What is the tax-free threshold
If you're an Australian resident for tax purposes for a full year, you pay no tax on the first $18,200 of your income. This is called the tax-free threshold.
Adjusted tax-free threshold
If you entered with the intention of residing in Australia during the income year, your tax-free threshold will be adjusted. Your tax-free threshold will be lower than the full year’s threshold available to most resident taxpayers.
Your adjusted tax-free threshold has 2 components:
- a flat amount of $13,464
- an additional $4,736 – apportioned for the number of months you were in Australia during the income year, including the month you arrived.
The Australian income year runs from 1 July to 30 June the following year.

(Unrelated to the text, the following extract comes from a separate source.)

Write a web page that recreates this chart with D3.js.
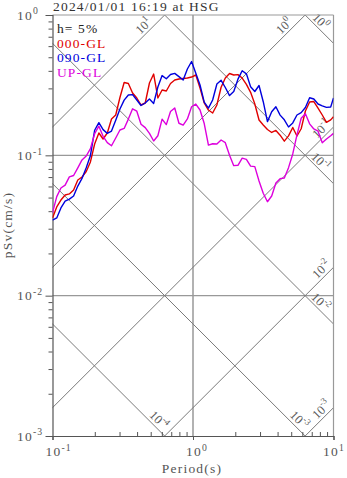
<!DOCTYPE html>
<html>
<head>
<meta charset="utf-8">
<script src="https://cdn.jsdelivr.net/npm/d3@7/dist/d3.min.js"></script>
<style>
  body { margin: 0; background: #fff; }
  svg text { font-family: "Liberation Serif", "Times New Roman", serif; }
</style>
</head>
<body>
<svg id="chart" width="347" height="478"></svg>
<script>
// Response spectrum (pSv, h = 5%) for the three components
const title = "2024/01/01 16:19 at HSG";
const dampingText = "h= 5%";
const seriesNames = ["000-GL", "090-GL", "UP-GL"];
const seriesColors = ["#e00000", "#0000dd", "#dd00dd"];

const periods = [0.1, 0.1072, 0.1148, 0.1230, 0.1318, 0.1413, 0.1514, 0.1622, 0.1738, 0.1862,
  0.1995, 0.2138, 0.2291, 0.2455, 0.2630, 0.2818, 0.3020, 0.3236, 0.3467, 0.3715,
  0.3981, 0.4266, 0.4571, 0.4898, 0.5248, 0.5623, 0.6026, 0.6457, 0.6918, 0.7413,
  0.7943, 0.8511, 0.9120, 0.9772, 1.047, 1.122, 1.202, 1.288, 1.380, 1.479,
  1.585, 1.698, 1.820, 1.950, 2.089, 2.239, 2.399, 2.570, 2.754, 2.951,
  3.162, 3.388, 3.631, 3.890, 4.169, 4.467, 4.786, 5.129, 5.495, 5.888,
  6.310, 6.761, 7.244, 7.762, 8.318, 8.913, 9.550, 10.0];

// pSv (cm/s), component 000-GL
const psv000 = [0.0358, 0.0429, 0.0480, 0.0522, 0.0531, 0.0566, 0.0667, 0.0701, 0.0767, 0.0897,
  0.1205, 0.1442, 0.1307, 0.1442, 0.1815, 0.1938, 0.2583, 0.3303, 0.3251, 0.2781,
  0.2562, 0.2284, 0.2360, 0.3276, 0.3797, 0.2562, 0.2921, 0.2873, 0.3251, 0.3441,
  0.3498, 0.3527, 0.3556, 0.3615, 0.3736, 0.3019, 0.2360, 0.2103, 0.2002, 0.2284,
  0.3057, 0.3556, 0.3829, 0.3736, 0.3760, 0.3556, 0.3203, 0.2813, 0.2322, 0.1785,
  0.1645, 0.1527, 0.1455, 0.1505, 0.1392, 0.1262, 0.1376, 0.1580, 0.1373, 0.1547,
  0.2069, 0.2397, 0.2418, 0.2172, 0.1938, 0.1718, 0.1790, 0.1886];

// pSv (cm/s), component 090-GL
const psv090 = [0.0346, 0.0358, 0.0422, 0.0472, 0.0488, 0.0513, 0.0604, 0.0685, 0.0815, 0.0998,
  0.1509, 0.1708, 0.1525, 0.1434, 0.1490, 0.1780, 0.2141, 0.2474, 0.2691, 0.2708,
  0.2479, 0.2265, 0.2360, 0.2520, 0.2344, 0.3069, 0.3700, 0.3514, 0.3767, 0.3840,
  0.3640, 0.3441, 0.4122, 0.4663, 0.3840, 0.3171, 0.2397, 0.2172, 0.2479, 0.3223,
  0.3424, 0.3043, 0.2665, 0.2850, 0.3489, 0.4009, 0.3808, 0.3084, 0.2850, 0.3145,
  0.2410, 0.1739, 0.2045, 0.2220, 0.1935, 0.1791, 0.1592, 0.1702, 0.1938, 0.2016,
  0.2194, 0.2573, 0.2520, 0.2322, 0.2254, 0.2198, 0.2209, 0.2562];

// pSv (cm/s), component UP-GL
const psvUP = [0.0389, 0.0508, 0.0585, 0.0614, 0.0703, 0.0718, 0.0815, 0.0927, 0.0989, 0.1117,
  0.1426, 0.1614, 0.1366, 0.1231, 0.1170, 0.1329, 0.1515, 0.1555, 0.1812, 0.2145,
  0.2062, 0.1666, 0.1575, 0.1434, 0.1265, 0.1378, 0.1812, 0.1656, 0.2052, 0.2175,
  0.1693, 0.1642, 0.1817, 0.2220, 0.2320, 0.2103, 0.1685, 0.1183, 0.1210, 0.1204,
  0.1286, 0.1231, 0.1003, 0.0844, 0.0849, 0.0955, 0.0936, 0.0838, 0.0831, 0.0657,
  0.0537, 0.0467, 0.0513, 0.0636, 0.0682, 0.0690, 0.0817, 0.1023, 0.1400, 0.1837,
  0.1980, 0.1677, 0.1541, 0.1487, 0.1228, 0.1307, 0.1378, 0.1434];

// Tripartite guide levels
const dispLevels = [1, 0.1, 0.01, 0.001, 0.0001];   // displacement, cm
const accLevels = [10, 1, 0.1, 0.01, 0.001];         // acceleration, cm/s^2
const expOf = v => Math.round(Math.log10(v));

const xTicks = [0.1, 1, 10];
const yTicks = [0.001, 0.01, 0.1, 1];

const m = { left: 52.5, right: 333.5, top: 15, bottom: 436 };
const svg = d3.select("#chart");

const x = d3.scaleLog().domain([0.1, 10]).range([m.left, m.right]);
const y = d3.scaleLog().domain([0.001, 1]).range([m.bottom, m.top]);
const TWO_PI = 2 * Math.PI;

svg.append("defs").append("clipPath").attr("id", "plotClip")
  .append("rect").attr("x", m.left).attr("y", m.top)
  .attr("width", m.right - m.left).attr("height", m.bottom - m.top);

// grid lines at decades
const grid = svg.append("g");
grid.selectAll("line.gx").data([1]).join("line")
  .attr("x1", d => x(d)).attr("x2", d => x(d))
  .attr("y1", m.top).attr("y2", m.bottom)
  .attr("stroke", "#aaa").attr("stroke-width", 1.8);
grid.selectAll("line.gy").data([0.1, 0.01]).join("line")
  .attr("x1", m.left).attr("x2", m.right)
  .attr("y1", d => y(d)).attr("y2", d => y(d))
  .attr("stroke", "#999").attr("stroke-width", 1.4);

// diagonal guide lines
const guides = svg.append("g").attr("clip-path", "url(#plotClip)");
const tEnds = [0.01, 100];
const accLine = a => tEnds.map(t => [x(t), y(a * t / TWO_PI)]);
const dispLine = dd => tEnds.map(t => [x(t), y(TWO_PI * dd / t)]);
const lineGen = d3.line();
guides.selectAll("path.acc").data(accLevels).join("path")
  .attr("d", a => lineGen(accLine(a)))
  .attr("fill", "none").attr("stroke", "#7a7a7a").attr("stroke-width", 1);
guides.selectAll("path.disp").data(dispLevels).join("path")
  .attr("d", dd => lineGen(dispLine(dd)))
  .attr("fill", "none").attr("stroke", "#7a7a7a").attr("stroke-width", 1);

// guide labels placed a little before each line leaves the plot
function powerLabel(g, e, size) {
  g.append("tspan").text("10");
  g.append("tspan").attr("dy", -size * 0.38).attr("font-size", size * 0.72).text(String(e));
}
const gFont = 12.5;
const glab = svg.append("g").attr("fill", "#5a5a5a");
accLevels.forEach(a => {
  let tExit = TWO_PI / a;           // top edge
  let back = 21, off = -10;
  if (tExit > 10) { tExit = 10; back = 12; off = -10; }
  const px = x(tExit) - back;
  const py = y(a * x.invert(px) / TWO_PI) + off;
  const t = glab.append("text").attr("font-size", gFont).attr("text-anchor", "middle")
    .attr("dominant-baseline", "central")
    .attr("transform", `translate(${px},${py}) rotate(-45)`);
  powerLabel(t, expOf(a), gFont);
});
dispLevels.forEach(dd => {
  let tExit = TWO_PI * dd / 0.001;  // bottom edge
  let back = 6, off = -10;
  if (tExit > 10) { tExit = 10; back = 13; off = -9; }
  const px = x(tExit) - back;
  const py = y(TWO_PI * dd / x.invert(px)) + off;
  const t = glab.append("text").attr("font-size", gFont).attr("text-anchor", "middle")
    .attr("dominant-baseline", "central")
    .attr("transform", `translate(${px},${py}) rotate(45)`);
  powerLabel(t, expOf(dd), gFont);
});

// frame
svg.append("line").attr("x1", m.left).attr("x2", m.right).attr("y1", m.top).attr("y2", m.top)
  .attr("stroke", "#999").attr("stroke-width", 1.2);
svg.append("line").attr("x1", m.right).attr("x2", m.right).attr("y1", m.top).attr("y2", m.bottom)
  .attr("stroke", "#999").attr("stroke-width", 1.2);

// axes
const yAxis = d3.axisLeft(y).tickValues(y.ticks()).tickSize(4).tickFormat("");
const gy = svg.append("g").attr("transform", `translate(${m.left},0)`).call(yAxis);
gy.selectAll(".tick line").attr("x2", d => yTicks.includes(d) ? -7 : -4);
const xAxis = d3.axisBottom(x).tickValues(x.ticks()).tickSize(4).tickFormat("");
const gx = svg.append("g").attr("transform", `translate(0,${m.bottom})`).call(xAxis);
gx.selectAll(".tick line").attr("y2", d => xTicks.includes(d) ? 4 : -4);
[gx, gy].forEach(g => {
  g.select(".domain").attr("stroke", "#555").attr("stroke-width", 1.2);
  g.selectAll(".tick line").attr("stroke", "#555");
});

// tick labels
const tickFont = 13.5;
svg.append("g").selectAll("text").data(yTicks).join("text")
  .attr("x", 17).attr("y", d => y(d) + 4.5).attr("fill", "#555")
  .attr("font-size", tickFont).attr("letter-spacing", 1.2)
  .each(function (d) { powerLabel(d3.select(this), expOf(d), tickFont); });
svg.append("g").selectAll("text").data(xTicks).join("text")
  .attr("x", d => x(d) - (d === 10 ? 10.5 : 7)).attr("y", 456).attr("fill", "#555")
  .attr("font-size", tickFont).attr("letter-spacing", 1.2)
  .each(function (d) { powerLabel(d3.select(this), expOf(d), tickFont); });

// axis titles
svg.append("text").attr("x", (m.left + m.right) / 2 - 1).attr("y", 472.5)
  .attr("text-anchor", "middle").attr("fill", "#555").attr("font-size", 13.5)
  .attr("letter-spacing", 1.2).text("Period(s)");
svg.append("text").attr("transform", "translate(12,225) rotate(-90)")
  .attr("text-anchor", "middle").attr("fill", "#555").attr("font-size", 13.5)
  .attr("letter-spacing", 1.2).text("pSv(cm/s)");

// title and legend
svg.append("text").attr("x", 53).attr("y", 10.5).attr("fill", "#333")
  .attr("font-size", 13.5).attr("letter-spacing", 1.2).text(title);
svg.append("text").attr("x", 57).attr("y", 33).attr("fill", "#222")
  .attr("font-size", 13.5).attr("letter-spacing", 1.1).text(dampingText);
svg.append("g").selectAll("text").data(seriesNames).join("text")
  .attr("x", 57).attr("y", (d, i) => 47.5 + i * 14.7)
  .attr("fill", (d, i) => seriesColors[i])
  .attr("font-size", 13.5).attr("letter-spacing", 1.1).text(d => d);

// spectra
const curves = [psv000, psv090, psvUP];
const specLine = d3.line().x((d, i) => x(periods[i])).y(d => y(d));
svg.append("g").attr("clip-path", "url(#plotClip)")
  .selectAll("path").data(curves).join("path")
  .attr("d", d => specLine(d))
  .attr("fill", "none").attr("stroke", (d, i) => seriesColors[i])
  .attr("stroke-width", 1.4).attr("stroke-linejoin", "round");
</script>
</body>
</html>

You need to calculate the number of months from the month you arrived until 30 June, the end of the income year.
Example of part-year resident tax-free threshold
Example: tax-free threshold for part year resident
John became an Australian resident on 17 April this year. This means he has been in Australia for 3 of the 12 months in the income year.
His tax-free threshold is:
= $13,464 + (($4,736 × 3) ÷ 12)
= $13,464 + $1,184
= $14,648
This means John won't pay tax on the first $14,648 of his taxable income for the income year. For any taxable income over $14,648, he will start to pay tax at the rate of 19%. The thresholds for the other tax rates will not change.
As John had a lower tax-free threshold than a resident for a full year, he will pay more tax on the same income if his taxable income exceeds $14,648. This only happens once. For subsequent years, John is a resident for the full year and is entitled to the full tax-free threshold.